Gab es einen Moment, an dem Sie wussten, dass Sie sich vorrangig der Technischen Analyse widmen wollen?
Schon an der Universität war mir im Vergleich zu anderen Analysemethoden und -techniken aufgefallen, dass die Technische Analyse eine regelbasierte Analysetechnik ist und es sich um eine Primär-Analysetechnik handelt. Hierbei besteht die Möglichkeit, die Analyse vollumfänglich selbst zu erarbeiten, man ist nicht in ein übergeordnetes, kostenintensives System (mit vielen Vorgaben) eingebunden. Nichts ist perfekt, aber die Technische Analyse mit all ihren Analyse-Tools kann eine (Markt-)Orientierung sowohl für ganz kurzfristige Zeiträume (Intraday-Handel) als auch sehr langfristige Trends bieten. Bemerkenswert finde ich zusätzlich, dass die Technische Analyse immer eine »Handlungsempfehlung« für das Agieren an den Märkten bietet. Das gilt nicht nur für »Schönwetterperioden«, sondern auch für herausfordernde, schwankungsintensive Marktphasen.
Wie hat sich die Technische Analyse in den vergangenen Jahrzehnten verändert – und was bleibt aus Ihrer Sicht zeitlos?
Durch die moderne Technik und die Automatisierungsmöglichkeiten lassen sich die Charts und damit die Anwendung der Technischen Analyse zu jeder Zeit sozusagen auf jeden Bildschirm bringen.
Welche Methoden oder Indikatoren sind für Sie bis heute unverzichtbar?

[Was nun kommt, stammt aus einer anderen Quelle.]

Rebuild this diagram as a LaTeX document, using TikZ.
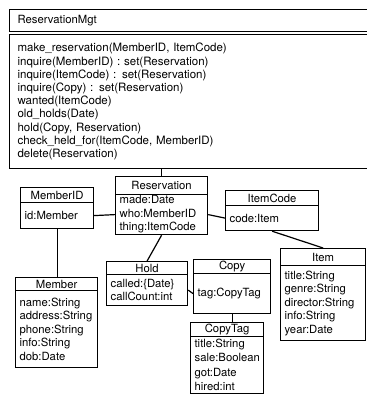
\documentclass[tikz,border=0pt]{standalone}
\usepackage{fontspec}
\setmainfont{TeX Gyre Heros}
\usetikzlibrary{positioning}

\begin{document}
\begin{tikzpicture}[x=1pt, y=-1pt,
    hd/.style={draw, line width=1.2pt, anchor=north west, inner ysep=0pt, inner xsep=0pt,
        font=\fontsize{11.3}{12}\selectfont},
    bd/.style={draw, line width=1.2pt, anchor=north west, inner ysep=0pt, inner xsep=4pt,
        align=left, font=\fontsize{11.3}{13.5}\selectfont},
    link/.style={line width=1.2pt}]

\useasboundingbox (0,0) rectangle (366,395);

% Interface class at the top
\node[hd, inner xsep=8pt, text width=343pt, align=left, minimum height=22pt] (mgtH) at (9,9) {ReservationMgt};
\node[bd, inner xsep=8pt, text width=343pt, minimum height=134pt, font=\fontsize{11.5}{13.2}\selectfont] (mgt) at (9,34) {
    make\_reservation(MemberID, ItemCode)\\
    inquire(MemberID) : set(Reservation)\\
    inquire(ItemCode) : set(Reservation)\\
    inquire(Copy) : set(Reservation)\\
    wanted(ItemCode)\\
    old\_holds(Date)\\
    hold(Copy, Reservation)\\
    check\_held\_for(ItemCode, MemberID)\\
    delete(Reservation)
};

% Classes
\node[hd, minimum width=73pt, minimum height=15pt] (midH) at (20,187) {MemberID};
\node[bd, text width=65pt, minimum height=26pt] (mid) at (20,202) {id:Member};

\node[hd, minimum width=92pt, minimum height=18pt] (resH) at (115,176) {Reservation};
\node[bd, text width=84pt, minimum height=40pt] (res) at (115,194) {made:Date\\who:MemberID\\thing:ItemCode};

\node[hd, minimum width=93pt, minimum height=15pt] (codeH) at (225,190) {ItemCode};
\node[bd, text width=85pt, minimum height=25pt] (code) at (225,205) {code:Item};

\node[hd, minimum width=82pt, minimum height=13pt] (memH) at (15,277) {Member};
\node[bd, text width=74pt, minimum height=77pt] (mem) at (15,290) {name:String\\address:String\\phone:String\\info:String\\dob:Date};

\node[hd, minimum width=81pt, minimum height=13pt] (holdH) at (106,261) {Hold};
\node[bd, text width=73pt, minimum height=31pt] (hold) at (106,274) {called:\{Date\}\\callCount:int};

\node[hd, minimum width=77pt, minimum height=14pt] (copyH) at (193,259) {Copy};
\node[bd, text width=69pt, minimum height=40pt] (copy) at (193,273) {tag:CopyTag};

\node[hd, minimum width=73pt, minimum height=14pt] (tagH) at (190,322) {CopyTag};
\node[bd, text width=65pt, minimum height=57pt, font=\fontsize{11.3}{14.5}\selectfont] (tag) at (190,336) {title:String\\sale:Boolean\\got:Date\\hired:int};

\node[hd, minimum width=85pt, minimum height=17pt] (itemH) at (280,248) {Item};
\node[bd, text width=77pt, minimum height=75pt] (item) at (280,265) {title:String\\genre:String\\director:String\\info:String\\year:Date};

% Associations
\draw[link] (resH.north) -- (resH.north |- mgt.south);
\draw[link] (mid.east) -- (res.west);
\draw[link] (mid.south) -- (mid.south |- memH.north);
\draw[link] (res.south) -- (holdH.north);
\draw[link] (hold.east) -- (copy.west);
\draw[link] (copy.south) -- (copy.south |- tagH.north);
\draw[link] (res.east) -- (code.west);
\draw[link] (code.south) -- (itemH.north);

\end{tikzpicture}
\end{document}
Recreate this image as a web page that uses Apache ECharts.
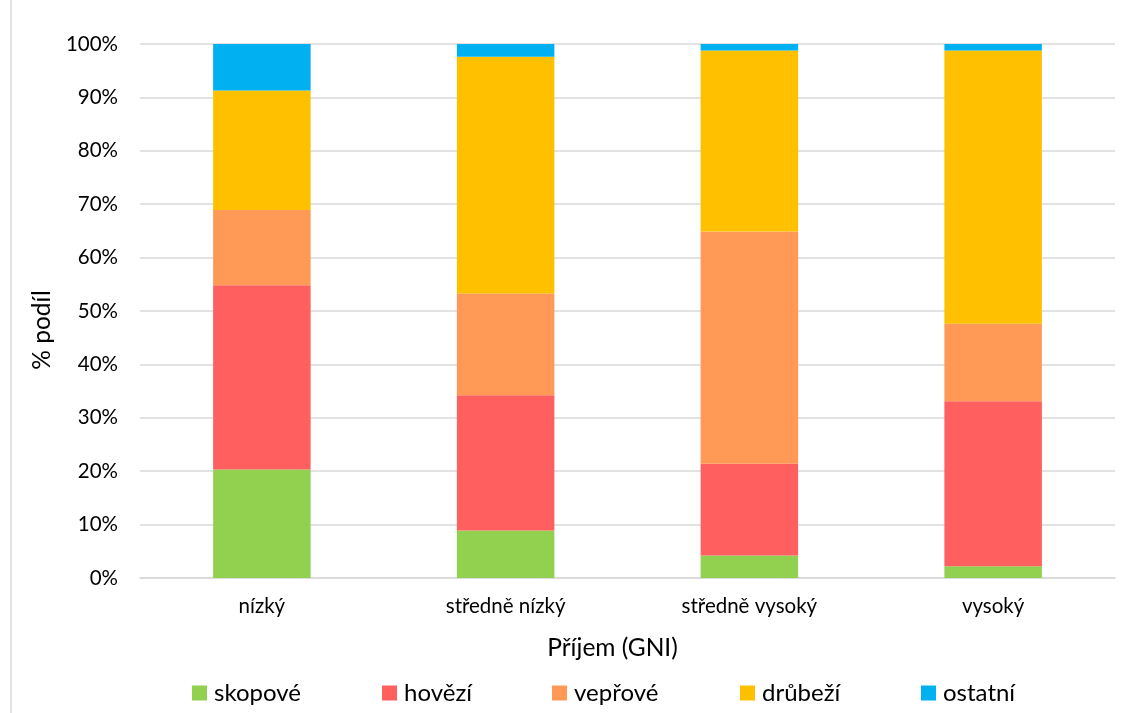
<!DOCTYPE html>
<html><head><meta charset="utf-8">
<script src="https://cdn.jsdelivr.net/npm/echarts@6/dist/echarts.min.js"></script>
<style>html,body{margin:0;padding:0;background:#fff}#c{width:1125px;height:713px}</style>
</head><body><div id="c"></div>
<script>
const categories = ['nízký', 'středně nízký', 'středně vysoký', 'vysoký'];
const seriesNames = ['skopové', 'hovězí', 'vepřové', 'drůbeží', 'ostatní'];
const skopove = [20.3, 8.9, 4.2, 2.2];
const hovezi = [34.5, 25.3, 17.2, 30.9];
const veprove = [14.1, 19.1, 43.5, 14.5];
const drubezi = [22.4, 44.3, 33.9, 51.2];
const ostatni = [8.7, 2.4, 1.2, 1.2];
const yTicks = [0, 10, 20, 30, 40, 50, 60, 70, 80, 90, 100];

const values = [skopove, hovezi, veprove, drubezi, ostatni];
const colors = ['#92d050', '#ff5f5f', '#ff9955', '#ffc000', '#00b0f0'];
const font = 'Lato, "Open Sans", sans-serif';
const legendLefts = [187, 377, 547, 735, 916];

const chart = echarts.init(document.getElementById('c'), null, {renderer: 'canvas'});
chart.setOption({
  animation: false,
  backgroundColor: '#fff',
  grid: {left: 140, right: 10, top: 44, bottom: 135, containLabel: false},
  legend: seriesNames.map((n, i) => ({
    data: [n], left: legendLefts[i], top: 676, itemWidth: 15, itemHeight: 15, itemGap: 4,
    icon: 'rect', textStyle: {fontFamily: font, fontSize: 24, color: '#000', padding: [0, 0, 0, 2]}
  })),
  xAxis: {
    type: 'category', data: categories,
    name: 'Příjem (GNI)', nameLocation: 'middle', nameGap: 58,
    nameTextStyle: {fontFamily: font, fontSize: 24.5, color: '#000', padding: [0, 30, 0, 0]},
    axisLine: {lineStyle: {color: '#d9d9d9', width: 1.5}},
    axisTick: {show: false},
    axisLabel: {fontFamily: font, fontSize: 20.5, color: '#000', margin: 18}
  },
  yAxis: {
    type: 'value', min: 0, max: 100, interval: 10,
    name: '% podíl', nameLocation: 'middle', nameGap: 73, nameRotate: 90,
    nameTextStyle: {fontFamily: font, fontSize: 24.5, color: '#000', padding: [0, 38, 0, 0]},
    axisLine: {show: false}, axisTick: {show: false},
    axisLabel: {fontFamily: font, fontSize: 20.5, color: '#000', margin: 22,
      formatter: v => yTicks.includes(v) ? v + '%' : ''},
    splitLine: {lineStyle: {color: '#d9d9d9', width: 1.5}}
  },
  series: seriesNames.map((n, i) => ({
    name: n, type: 'bar', stack: 'total', data: values[i], barWidth: '40%',
    itemStyle: {color: colors[i]}
  })),
  graphic: [{type: 'line', shape: {x1: 11, y1: 0, x2: 11, y2: 713}, style: {stroke: '#d9d9d9', lineWidth: 1.5}}]
});
</script></body></html>
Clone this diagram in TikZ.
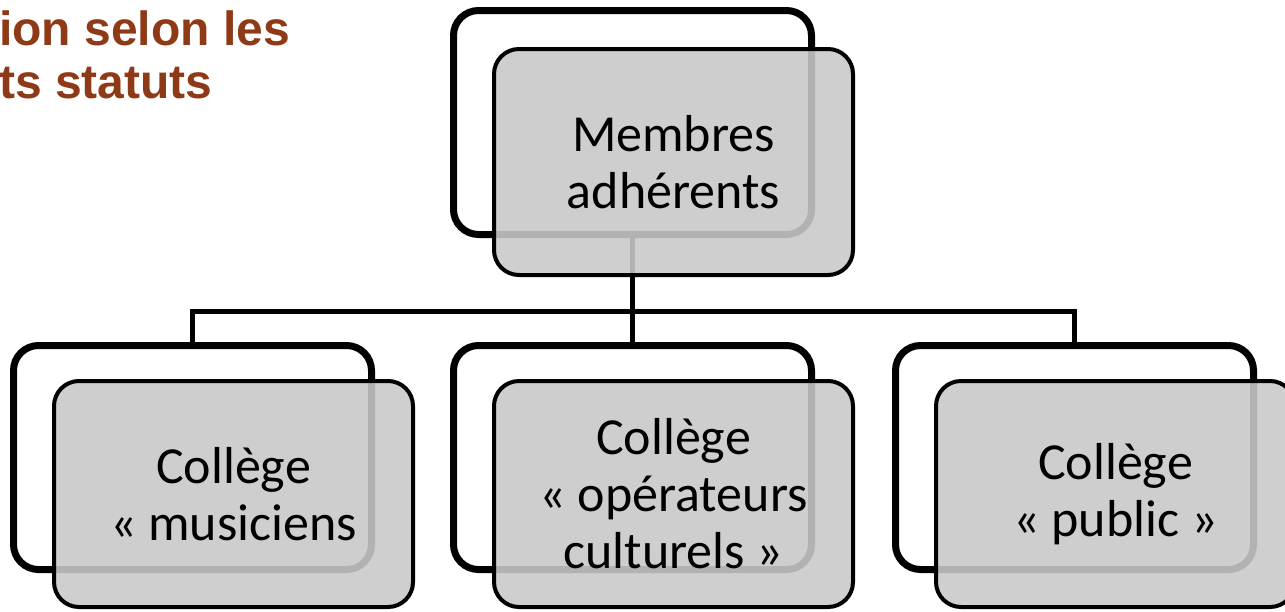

Ich bevorzuge neu auftretende Kauf- oder Verkaufssignale, intakte Aufwärts- und Abwärtstrends, relative Stärke oder Schwäche des Analyseobjekts gegenüber einem Vergleichsindex und ein kontinuierliches Risikomanagement der Position zum Beispiel durch einen oder mehrere Sicherungsstopps. Immer Vorsicht ist bei mittelfristig stark überkauften oder überverkauften Situationen an den Märkten bzw. in Einzelprodukten geboten. Ich bin der Meinung, man sollte nicht versuchen, zu hohe Risiken einzugehen. An den Märkten gibt es jeden Tag neue Chancen.
Aus welchem Fehler haben Sie am meisten gelernt?
Aus den Fehltrades. Ein realisierter Verlust schmerzt natürlich und sollte dazu anregen, es beim nächsten Mal besser zu machen.
Wie sehen Sie die Rolle der Technischen Analyse in einer Welt voller KI und automatisierter Systeme – gerade für private und institutionelle Anleger?
Schaut man viele Jahre zurück, so sind immer wieder neue Techniken und Handelsstrategien aufgekommen, die die »Lizenz zum Gelddrucken« versprochen haben und bei denen es danach doch eher ruhig geworden ist. Es bleibt jedem Marktteilnehmer selbst überlassen, ob er eher die Entscheidung über das Agieren an den Finanzmärkten selbst treffen will oder dies einem System oder einer Vorgehensweise überlässt. Das gilt auch für KI und automatisierte Systeme. Sollten hier (hohe) Erwartungen nicht erfüllt werden, wird die Karawane auch schnell weiterziehen.
Vielen Dank für das Gespräch.
Das Interview führte Anja Schneider.